The harness source under modules/example-harness/shared/src/main/scala/net/andimiller/mcp/examples/harness/ is split into focused files worth reading in order:

File	Shows
`Main.scala`	Wiring: load `.mcp.json`, build the LLM client, build the shared `ClientHandler`, open every server, collect tools and prompts, hand off to `Repl.run`.
`McpClients.scala`	One function per `McpServerSpec` that returns a `Resource[F, McpClient[F]]` — both `StdioMcpClient.builder` and `StreamableHttpMcpClient.builder`.
`ClientHandlers.scala`	The capability advertisement (`sampling`, `elicitation` with `form`) and dispatch by method name.
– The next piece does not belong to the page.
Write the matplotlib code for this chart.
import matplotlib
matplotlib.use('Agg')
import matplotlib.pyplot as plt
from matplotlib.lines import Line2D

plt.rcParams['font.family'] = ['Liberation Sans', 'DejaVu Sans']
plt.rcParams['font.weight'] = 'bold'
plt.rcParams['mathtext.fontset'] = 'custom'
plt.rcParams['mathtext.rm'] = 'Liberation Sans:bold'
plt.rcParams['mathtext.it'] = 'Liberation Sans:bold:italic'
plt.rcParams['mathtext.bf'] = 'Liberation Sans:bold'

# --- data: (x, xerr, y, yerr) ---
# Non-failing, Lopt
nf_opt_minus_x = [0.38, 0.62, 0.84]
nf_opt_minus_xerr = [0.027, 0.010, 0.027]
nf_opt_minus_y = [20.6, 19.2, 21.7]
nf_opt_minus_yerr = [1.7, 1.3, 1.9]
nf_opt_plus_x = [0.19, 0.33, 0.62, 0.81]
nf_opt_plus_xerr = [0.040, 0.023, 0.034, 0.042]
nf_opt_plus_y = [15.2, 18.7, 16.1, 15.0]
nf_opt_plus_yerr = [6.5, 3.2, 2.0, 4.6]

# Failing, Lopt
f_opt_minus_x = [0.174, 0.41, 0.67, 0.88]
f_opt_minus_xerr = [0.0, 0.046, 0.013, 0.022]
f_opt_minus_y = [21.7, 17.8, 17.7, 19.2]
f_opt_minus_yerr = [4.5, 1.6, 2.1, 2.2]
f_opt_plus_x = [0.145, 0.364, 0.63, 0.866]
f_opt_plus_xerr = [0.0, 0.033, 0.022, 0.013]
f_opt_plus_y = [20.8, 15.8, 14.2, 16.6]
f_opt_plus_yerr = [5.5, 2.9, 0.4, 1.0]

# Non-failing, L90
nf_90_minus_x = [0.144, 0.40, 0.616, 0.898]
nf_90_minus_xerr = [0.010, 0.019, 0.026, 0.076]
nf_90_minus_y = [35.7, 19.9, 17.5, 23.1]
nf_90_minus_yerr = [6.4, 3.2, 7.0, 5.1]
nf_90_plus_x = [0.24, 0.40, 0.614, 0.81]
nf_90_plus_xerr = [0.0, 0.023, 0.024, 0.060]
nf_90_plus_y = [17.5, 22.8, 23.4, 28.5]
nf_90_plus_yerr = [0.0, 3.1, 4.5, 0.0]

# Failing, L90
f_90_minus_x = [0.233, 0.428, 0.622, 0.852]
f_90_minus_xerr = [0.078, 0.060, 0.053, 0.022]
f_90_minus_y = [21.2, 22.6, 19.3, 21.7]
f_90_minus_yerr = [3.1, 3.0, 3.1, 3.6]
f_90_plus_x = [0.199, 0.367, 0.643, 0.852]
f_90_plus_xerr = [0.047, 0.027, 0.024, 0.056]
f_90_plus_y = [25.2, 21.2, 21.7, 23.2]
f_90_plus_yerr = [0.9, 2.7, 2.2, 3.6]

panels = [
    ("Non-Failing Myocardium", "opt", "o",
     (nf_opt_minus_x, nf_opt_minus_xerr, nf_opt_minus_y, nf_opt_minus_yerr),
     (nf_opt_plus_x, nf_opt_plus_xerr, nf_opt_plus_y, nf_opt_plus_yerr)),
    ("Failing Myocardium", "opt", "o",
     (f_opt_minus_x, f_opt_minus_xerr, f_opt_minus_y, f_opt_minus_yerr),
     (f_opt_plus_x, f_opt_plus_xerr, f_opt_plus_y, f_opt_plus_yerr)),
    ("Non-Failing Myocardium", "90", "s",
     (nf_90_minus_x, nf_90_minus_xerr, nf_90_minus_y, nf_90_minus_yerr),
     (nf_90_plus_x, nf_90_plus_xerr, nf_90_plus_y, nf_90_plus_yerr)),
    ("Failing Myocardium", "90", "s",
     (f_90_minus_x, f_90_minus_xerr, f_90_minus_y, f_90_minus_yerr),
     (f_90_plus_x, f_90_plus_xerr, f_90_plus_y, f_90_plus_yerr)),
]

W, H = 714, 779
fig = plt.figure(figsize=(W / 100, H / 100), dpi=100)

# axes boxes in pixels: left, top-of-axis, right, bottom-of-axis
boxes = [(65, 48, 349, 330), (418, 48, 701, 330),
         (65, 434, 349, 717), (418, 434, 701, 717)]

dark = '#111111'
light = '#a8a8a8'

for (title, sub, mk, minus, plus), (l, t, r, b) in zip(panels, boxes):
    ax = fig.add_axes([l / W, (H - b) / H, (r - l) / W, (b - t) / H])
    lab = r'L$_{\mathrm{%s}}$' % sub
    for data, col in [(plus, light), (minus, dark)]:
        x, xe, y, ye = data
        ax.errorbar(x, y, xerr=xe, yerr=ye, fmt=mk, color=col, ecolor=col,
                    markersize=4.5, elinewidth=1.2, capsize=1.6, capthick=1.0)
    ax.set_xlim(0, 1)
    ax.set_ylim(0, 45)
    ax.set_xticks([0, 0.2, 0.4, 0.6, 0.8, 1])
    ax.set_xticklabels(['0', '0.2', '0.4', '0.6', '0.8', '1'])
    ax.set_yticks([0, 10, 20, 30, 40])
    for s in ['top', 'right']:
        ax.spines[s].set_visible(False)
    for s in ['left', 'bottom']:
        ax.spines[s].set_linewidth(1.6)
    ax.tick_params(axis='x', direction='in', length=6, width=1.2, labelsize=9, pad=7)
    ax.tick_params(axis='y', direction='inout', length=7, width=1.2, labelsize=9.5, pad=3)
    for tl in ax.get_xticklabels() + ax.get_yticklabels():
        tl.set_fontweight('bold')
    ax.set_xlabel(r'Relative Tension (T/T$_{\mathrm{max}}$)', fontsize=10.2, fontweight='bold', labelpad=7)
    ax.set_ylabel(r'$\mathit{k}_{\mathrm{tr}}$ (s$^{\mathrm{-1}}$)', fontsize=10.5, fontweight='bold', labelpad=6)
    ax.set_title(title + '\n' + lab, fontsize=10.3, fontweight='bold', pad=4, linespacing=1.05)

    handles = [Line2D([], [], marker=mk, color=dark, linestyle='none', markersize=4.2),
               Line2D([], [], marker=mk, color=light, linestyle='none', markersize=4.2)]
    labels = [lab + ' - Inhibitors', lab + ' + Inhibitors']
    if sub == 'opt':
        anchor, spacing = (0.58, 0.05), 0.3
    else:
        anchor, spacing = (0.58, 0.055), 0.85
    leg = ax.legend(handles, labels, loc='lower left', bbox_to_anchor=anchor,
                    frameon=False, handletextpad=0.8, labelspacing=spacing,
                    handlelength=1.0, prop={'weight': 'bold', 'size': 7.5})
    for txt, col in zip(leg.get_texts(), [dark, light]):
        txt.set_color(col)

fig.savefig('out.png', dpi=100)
`SamplingHandler.scala`	`sampling/createMessage` → forward to `OpenAiClient.chat`, shape the response back into the MCP wire format.
`ElicitationHandler.scala`	`elicitation/create` → walk the schema's `properties`, prompt the terminal field-by-field, type-coerce, return an `accept` / `cancel` response.
`ToolBridge.scala`	Aggregate every server's tools into a single OpenAI-shaped tool list with namespaced names; route tool calls back to the right `McpClient`; synthesise `list_resources` / `read_resource` tools for servers that advertise resources.
`PromptBridge.scala`	Surface MCP prompts as `/prompt …` slash commands; convert `PromptMessage` content into OpenAI `ChatMessage`s.
`Notifications.scala`	One background fiber per server that drains `client.notifications` and prints them dim.
`Repl.scala`	The chat loop: streaming output with separate "content" and "thinking" lanes, tool-call hops bounded by `MaxToolHops`, slash-command dispatch.
`OpenAiClient.scala` / `OpenAiTypes.scala`	A tiny OpenAI-compatible chat client (single POST or streaming SSE) plus the wire types it needs.

Together they're a worked answer to "what does it take to plug an LLM into an arbitrary set of MCP servers." Most of the protocol-level plumbing is upstream in McpClient and ClientHandler — the harness is mostly bridging code between MCP shapes and OpenAI shapes.